A new research paper co-authored by Liang Wenfeng, founder of Chinese artificial intelligence start-up DeepSeek, is drawing attention within the global AI community for proposing an alternative approach to training large models under hardware constraints. The paper, produced in collaboration with researchers from Peking University, outlines a technique designed to bypass graphics processing unit memory limits while enabling rapid expansion in model parameters.
The proposal comes at a time when access to advanced computing power has become a defining factor in AI development. Leading US technology companies rely on vast clusters of high-end GPUs to train ever-larger models, an advantage that many Chinese firms lack due to supply constraints, export controls, and high costs. Against this backdrop, the DeepSeek research reflects a growing push within China’s AI sector to achieve progress through efficiency rather than brute-force scaling.
According to the paper, the new training approach allows models to handle significantly larger parameter sizes without requiring proportional increases in GPU memory. By restructuring how parameters are stored and updated during training, the method reduces memory pressure while preserving performance. The authors describe this as enabling aggressive parameter expansion, potentially allowing smaller teams to experiment with large-scale models that would otherwise be impractical.

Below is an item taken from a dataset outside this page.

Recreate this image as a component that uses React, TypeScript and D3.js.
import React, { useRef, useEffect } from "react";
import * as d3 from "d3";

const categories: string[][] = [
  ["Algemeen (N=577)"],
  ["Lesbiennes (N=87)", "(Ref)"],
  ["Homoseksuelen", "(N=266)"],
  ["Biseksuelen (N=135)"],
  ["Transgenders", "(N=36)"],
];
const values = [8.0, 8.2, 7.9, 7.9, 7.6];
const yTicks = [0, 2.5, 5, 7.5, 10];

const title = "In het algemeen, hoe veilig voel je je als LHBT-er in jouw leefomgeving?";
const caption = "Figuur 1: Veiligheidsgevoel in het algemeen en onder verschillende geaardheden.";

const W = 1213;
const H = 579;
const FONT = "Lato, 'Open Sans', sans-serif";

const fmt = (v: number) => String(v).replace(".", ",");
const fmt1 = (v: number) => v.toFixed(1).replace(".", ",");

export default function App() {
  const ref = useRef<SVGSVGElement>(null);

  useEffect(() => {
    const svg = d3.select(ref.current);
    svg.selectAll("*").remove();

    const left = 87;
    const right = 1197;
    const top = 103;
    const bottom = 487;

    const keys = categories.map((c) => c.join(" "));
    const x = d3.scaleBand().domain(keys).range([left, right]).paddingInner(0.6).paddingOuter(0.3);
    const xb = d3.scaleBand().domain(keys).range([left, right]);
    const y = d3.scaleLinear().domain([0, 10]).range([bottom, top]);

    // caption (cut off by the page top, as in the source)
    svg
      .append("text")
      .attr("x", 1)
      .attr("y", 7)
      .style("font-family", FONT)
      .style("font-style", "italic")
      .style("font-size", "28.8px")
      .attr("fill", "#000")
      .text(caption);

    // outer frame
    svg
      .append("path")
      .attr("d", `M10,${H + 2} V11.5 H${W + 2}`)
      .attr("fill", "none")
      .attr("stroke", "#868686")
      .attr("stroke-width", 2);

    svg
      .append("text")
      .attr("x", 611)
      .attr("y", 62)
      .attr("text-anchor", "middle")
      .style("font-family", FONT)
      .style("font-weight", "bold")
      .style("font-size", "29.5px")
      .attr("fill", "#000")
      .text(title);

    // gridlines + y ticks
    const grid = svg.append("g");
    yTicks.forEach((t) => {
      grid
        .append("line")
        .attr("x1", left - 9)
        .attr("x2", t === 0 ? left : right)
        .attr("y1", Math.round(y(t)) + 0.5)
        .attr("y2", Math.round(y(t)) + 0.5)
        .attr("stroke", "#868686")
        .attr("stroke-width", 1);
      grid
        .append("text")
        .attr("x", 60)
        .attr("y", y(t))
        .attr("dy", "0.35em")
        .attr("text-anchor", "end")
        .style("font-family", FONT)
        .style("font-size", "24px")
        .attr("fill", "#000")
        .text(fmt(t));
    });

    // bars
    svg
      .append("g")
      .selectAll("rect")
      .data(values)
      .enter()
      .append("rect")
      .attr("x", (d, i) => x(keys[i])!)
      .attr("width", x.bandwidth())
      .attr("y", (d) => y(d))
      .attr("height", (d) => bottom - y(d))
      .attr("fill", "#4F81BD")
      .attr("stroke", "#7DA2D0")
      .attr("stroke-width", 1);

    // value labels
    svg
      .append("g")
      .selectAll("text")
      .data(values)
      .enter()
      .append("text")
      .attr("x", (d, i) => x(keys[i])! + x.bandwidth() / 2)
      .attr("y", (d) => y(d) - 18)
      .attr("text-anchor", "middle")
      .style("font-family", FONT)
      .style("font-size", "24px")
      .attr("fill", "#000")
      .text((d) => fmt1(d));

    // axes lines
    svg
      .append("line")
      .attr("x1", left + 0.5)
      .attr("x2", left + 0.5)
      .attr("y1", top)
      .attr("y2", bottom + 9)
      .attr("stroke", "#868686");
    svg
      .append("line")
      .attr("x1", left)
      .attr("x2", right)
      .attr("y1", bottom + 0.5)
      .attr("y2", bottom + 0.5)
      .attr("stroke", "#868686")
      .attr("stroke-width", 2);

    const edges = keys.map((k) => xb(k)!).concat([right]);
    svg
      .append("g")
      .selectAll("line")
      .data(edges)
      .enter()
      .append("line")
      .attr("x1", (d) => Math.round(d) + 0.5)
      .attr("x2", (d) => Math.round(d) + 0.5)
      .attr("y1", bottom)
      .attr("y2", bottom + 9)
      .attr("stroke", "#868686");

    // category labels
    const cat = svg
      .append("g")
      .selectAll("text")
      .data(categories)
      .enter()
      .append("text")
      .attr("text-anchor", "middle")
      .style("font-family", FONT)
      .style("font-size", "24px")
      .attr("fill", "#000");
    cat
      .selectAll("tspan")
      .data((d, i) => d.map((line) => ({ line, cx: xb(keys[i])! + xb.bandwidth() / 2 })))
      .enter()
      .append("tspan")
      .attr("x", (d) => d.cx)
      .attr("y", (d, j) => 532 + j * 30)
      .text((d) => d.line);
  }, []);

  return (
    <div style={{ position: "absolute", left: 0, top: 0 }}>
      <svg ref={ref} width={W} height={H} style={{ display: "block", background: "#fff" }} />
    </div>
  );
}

Liang Wenfeng’s involvement highlights DeepSeek’s continued emphasis on cost efficiency. Founded in Hangzhou, the start-up has positioned itself as a challenger to US AI leaders by focusing on optimization, software-level innovation, and alternative training strategies rather than competing directly on hardware scale. Industry observers say this philosophy has helped DeepSeek gain attention despite operating with far fewer computational resources than its global rivals.
The collaboration with Peking University also underscores the increasingly close ties between Chinese academia and private AI firms. Universities have become important partners in foundational research, particularly as companies look for new ways to push technical boundaries under external constraints. Researchers involved in the paper argue that such cooperation is essential for sustaining innovation in a resource-limited environment.

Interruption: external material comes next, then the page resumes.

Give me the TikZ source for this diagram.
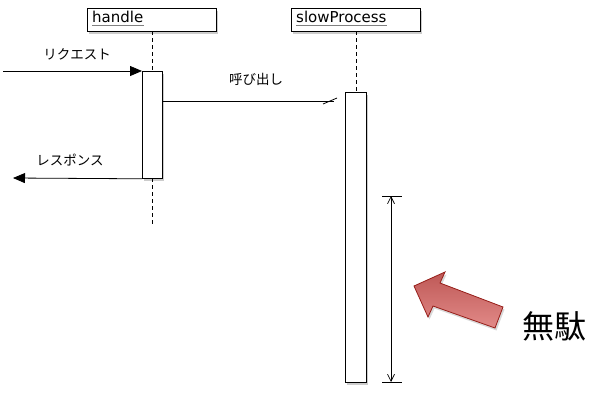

The timing of the publication has fueled speculation within China’s tech sector. With the Lunar New Year approaching, analysts and developers are closely watching for signs of a major new model release from DeepSeek. While the company has not confirmed any launch plans, the paper suggests that internal research is actively exploring methods to scale models more efficiently, potentially laying the groundwork for future products.
The broader implications extend beyond a single company. If the proposed training technique proves effective in practice, it could influence how AI models are developed in regions facing similar hardware bottlenecks. Efficient training methods may also become more relevant globally as energy costs rise and environmental concerns prompt scrutiny of the resources consumed by large-scale AI systems.
Experts caution that translating theoretical advances into production-ready systems can be challenging. Memory optimization techniques often introduce trade-offs in training speed or complexity, and real-world performance will depend on implementation details. Still, the paper has been welcomed as a sign that innovation in AI training is not limited to those with the largest computing budgets.
As competition in artificial intelligence intensifies, DeepSeek’s latest research highlights an alternative path forward. Rather than relying solely on access to cutting-edge hardware, the company is betting that smarter training methods can help narrow the gap with global leaders and keep China’s AI ecosystem competitive in an increasingly constrained technological landscape.